### [DATASET EXTRACT]
--------------------

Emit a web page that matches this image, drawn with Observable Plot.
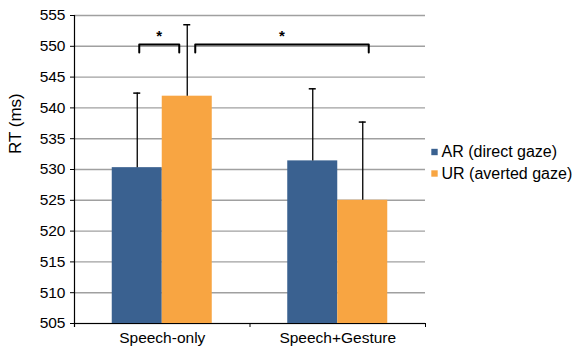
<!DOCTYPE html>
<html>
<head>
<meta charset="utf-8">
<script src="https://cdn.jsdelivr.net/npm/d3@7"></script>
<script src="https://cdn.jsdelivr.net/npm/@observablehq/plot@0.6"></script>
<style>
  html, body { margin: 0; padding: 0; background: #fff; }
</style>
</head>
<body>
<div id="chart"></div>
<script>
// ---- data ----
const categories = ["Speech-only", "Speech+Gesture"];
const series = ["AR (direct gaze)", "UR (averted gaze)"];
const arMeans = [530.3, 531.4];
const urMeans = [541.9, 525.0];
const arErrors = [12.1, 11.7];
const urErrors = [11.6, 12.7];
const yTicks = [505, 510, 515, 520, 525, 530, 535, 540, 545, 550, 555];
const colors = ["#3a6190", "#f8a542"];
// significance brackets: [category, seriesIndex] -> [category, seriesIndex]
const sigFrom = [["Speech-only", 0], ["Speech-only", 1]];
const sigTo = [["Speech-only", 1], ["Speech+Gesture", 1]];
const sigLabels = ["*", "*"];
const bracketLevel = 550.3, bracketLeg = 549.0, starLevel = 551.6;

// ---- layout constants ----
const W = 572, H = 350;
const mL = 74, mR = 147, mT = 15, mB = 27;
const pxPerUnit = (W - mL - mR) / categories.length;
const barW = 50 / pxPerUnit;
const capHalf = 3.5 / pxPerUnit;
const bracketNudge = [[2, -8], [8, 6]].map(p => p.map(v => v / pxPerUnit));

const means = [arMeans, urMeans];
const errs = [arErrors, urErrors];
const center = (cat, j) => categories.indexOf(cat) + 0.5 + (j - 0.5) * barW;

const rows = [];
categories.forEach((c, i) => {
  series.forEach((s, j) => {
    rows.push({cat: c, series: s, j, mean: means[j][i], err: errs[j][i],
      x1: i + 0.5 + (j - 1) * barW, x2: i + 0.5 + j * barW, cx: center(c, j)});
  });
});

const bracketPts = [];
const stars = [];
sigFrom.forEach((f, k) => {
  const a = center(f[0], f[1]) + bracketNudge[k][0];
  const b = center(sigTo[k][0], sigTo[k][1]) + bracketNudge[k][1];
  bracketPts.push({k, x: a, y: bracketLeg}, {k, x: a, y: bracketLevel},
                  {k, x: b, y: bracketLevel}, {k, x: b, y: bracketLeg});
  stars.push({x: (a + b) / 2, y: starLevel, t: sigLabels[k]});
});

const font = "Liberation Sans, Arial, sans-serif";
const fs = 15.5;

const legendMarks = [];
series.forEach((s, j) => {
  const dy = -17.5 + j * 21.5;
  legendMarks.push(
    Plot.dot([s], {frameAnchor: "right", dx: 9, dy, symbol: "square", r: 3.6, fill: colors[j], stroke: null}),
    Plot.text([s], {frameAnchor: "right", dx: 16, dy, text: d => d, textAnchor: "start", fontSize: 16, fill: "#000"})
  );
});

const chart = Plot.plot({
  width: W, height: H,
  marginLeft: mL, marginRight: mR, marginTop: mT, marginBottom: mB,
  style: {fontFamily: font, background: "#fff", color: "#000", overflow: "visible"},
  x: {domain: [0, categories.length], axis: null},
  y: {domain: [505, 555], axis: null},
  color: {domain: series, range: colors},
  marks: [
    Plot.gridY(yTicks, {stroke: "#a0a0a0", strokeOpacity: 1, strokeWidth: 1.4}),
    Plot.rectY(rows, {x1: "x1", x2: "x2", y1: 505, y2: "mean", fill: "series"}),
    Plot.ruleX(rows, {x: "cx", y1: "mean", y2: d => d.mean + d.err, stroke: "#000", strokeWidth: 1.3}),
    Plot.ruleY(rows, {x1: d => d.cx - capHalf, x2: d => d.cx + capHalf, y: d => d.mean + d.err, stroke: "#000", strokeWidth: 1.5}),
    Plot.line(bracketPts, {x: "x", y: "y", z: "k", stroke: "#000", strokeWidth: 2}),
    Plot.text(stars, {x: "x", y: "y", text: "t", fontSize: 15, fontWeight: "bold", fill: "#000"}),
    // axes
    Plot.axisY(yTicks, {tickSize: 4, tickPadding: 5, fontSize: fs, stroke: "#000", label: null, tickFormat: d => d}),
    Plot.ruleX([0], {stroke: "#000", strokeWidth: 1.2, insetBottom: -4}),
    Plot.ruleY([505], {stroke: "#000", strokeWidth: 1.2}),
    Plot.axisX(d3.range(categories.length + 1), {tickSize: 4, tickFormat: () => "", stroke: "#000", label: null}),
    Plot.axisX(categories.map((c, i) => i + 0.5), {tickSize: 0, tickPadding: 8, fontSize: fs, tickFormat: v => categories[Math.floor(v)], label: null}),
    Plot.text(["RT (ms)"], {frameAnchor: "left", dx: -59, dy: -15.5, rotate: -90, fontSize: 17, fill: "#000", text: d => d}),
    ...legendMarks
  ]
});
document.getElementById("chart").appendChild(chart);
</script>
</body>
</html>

--------------------

Your task is to repeat the data above exactly while excluding the pictures.

Emit a web page that matches this image, drawn with Observable Plot.
<!DOCTYPE html>
<html>
<head>
<meta charset="utf-8">
<script src="https://cdn.jsdelivr.net/npm/d3@7"></script>
<script src="https://cdn.jsdelivr.net/npm/@observablehq/plot@0.6"></script>
<style>
  html, body { margin: 0; padding: 0; background: #fff; }
</style>
</head>
<body>
<div id="chart"></div>
<script>
// ---- data ----
const categories = ["Speech-only", "Speech+Gesture"];
const series = ["AR (direct gaze)", "UR (averted gaze)"];
const arMeans = [530.3, 531.4];
const urMeans = [541.9, 525.0];
const arErrors = [12.1, 11.7];
const urErrors = [11.6, 12.7];
const yTicks = [505, 510, 515, 520, 525, 530, 535, 540, 545, 550, 555];
const colors = ["#3a6190", "#f8a542"];
// significance brackets: [category, seriesIndex] -> [category, seriesIndex]
const sigFrom = [["Speech-only", 0], ["Speech-only", 1]];
const sigTo = [["Speech-only", 1], ["Speech+Gesture", 1]];
const sigLabels = ["*", "*"];
const bracketLevel = 550.3, bracketLeg = 549.0, starLevel = 551.6;

// ---- layout constants ----
const W = 572, H = 350;
const mL = 74, mR = 147, mT = 15, mB = 27;
const pxPerUnit = (W - mL - mR) / categories.length;
const barW = 50 / pxPerUnit;
const capHalf = 3.5 / pxPerUnit;
const bracketNudge = [[2, -8], [8, 6]].map(p => p.map(v => v / pxPerUnit));

const means = [arMeans, urMeans];
const errs = [arErrors, urErrors];
const center = (cat, j) => categories.indexOf(cat) + 0.5 + (j - 0.5) * barW;

const rows = [];
categories.forEach((c, i) => {
  series.forEach((s, j) => {
    rows.push({cat: c, series: s, j, mean: means[j][i], err: errs[j][i],
      x1: i + 0.5 + (j - 1) * barW, x2: i + 0.5 + j * barW, cx: center(c, j)});
  });
});

const bracketPts = [];
const stars = [];
sigFrom.forEach((f, k) => {
  const a = center(f[0], f[1]) + bracketNudge[k][0];
  const b = center(sigTo[k][0], sigTo[k][1]) + bracketNudge[k][1];
  bracketPts.push({k, x: a, y: bracketLeg}, {k, x: a, y: bracketLevel},
                  {k, x: b, y: bracketLevel}, {k, x: b, y: bracketLeg});
  stars.push({x: (a + b) / 2, y: starLevel, t: sigLabels[k]});
});

const font = "Liberation Sans, Arial, sans-serif";
const fs = 15.5;

const legendMarks = [];
series.forEach((s, j) => {
  const dy = -17.5 + j * 21.5;
  legendMarks.push(
    Plot.dot([s], {frameAnchor: "right", dx: 9, dy, symbol: "square", r: 3.6, fill: colors[j], stroke: null}),
    Plot.text([s], {frameAnchor: "right", dx: 16, dy, text: d => d, textAnchor: "start", fontSize: 16, fill: "#000"})
  );
});

const chart = Plot.plot({
  width: W, height: H,
  marginLeft: mL, marginRight: mR, marginTop: mT, marginBottom: mB,
  style: {fontFamily: font, background: "#fff", color: "#000", overflow: "visible"},
  x: {domain: [0, categories.length], axis: null},
  y: {domain: [505, 555], axis: null},
  color: {domain: series, range: colors},
  marks: [
    Plot.gridY(yTicks, {stroke: "#a0a0a0", strokeOpacity: 1, strokeWidth: 1.4}),
    Plot.rectY(rows, {x1: "x1", x2: "x2", y1: 505, y2: "mean", fill: "series"}),
    Plot.ruleX(rows, {x: "cx", y1: "mean", y2: d => d.mean + d.err, stroke: "#000", strokeWidth: 1.3}),
    Plot.ruleY(rows, {x1: d => d.cx - capHalf, x2: d => d.cx + capHalf, y: d => d.mean + d.err, stroke: "#000", strokeWidth: 1.5}),
    Plot.line(bracketPts, {x: "x", y: "y", z: "k", stroke: "#000", strokeWidth: 2}),
    Plot.text(stars, {x: "x", y: "y", text: "t", fontSize: 15, fontWeight: "bold", fill: "#000"}),
    // axes
    Plot.axisY(yTicks, {tickSize: 4, tickPadding: 5, fontSize: fs, stroke: "#000", label: null, tickFormat: d => d}),
    Plot.ruleX([0], {stroke: "#000", strokeWidth: 1.2, insetBottom: -4}),
    Plot.ruleY([505], {stroke: "#000", strokeWidth: 1.2}),
    Plot.axisX(d3.range(categories.length + 1), {tickSize: 4, tickFormat: () => "", stroke: "#000", label: null}),
    Plot.axisX(categories.map((c, i) => i + 0.5), {tickSize: 0, tickPadding: 8, fontSize: fs, tickFormat: v => categories[Math.floor(v)], label: null}),
    Plot.text(["RT (ms)"], {frameAnchor: "left", dx: -59, dy: -15.5, rotate: -90, fontSize: 17, fill: "#000", text: d => d}),
    ...legendMarks
  ]
});
document.getElementById("chart").appendChild(chart);
</script>
</body>
</html>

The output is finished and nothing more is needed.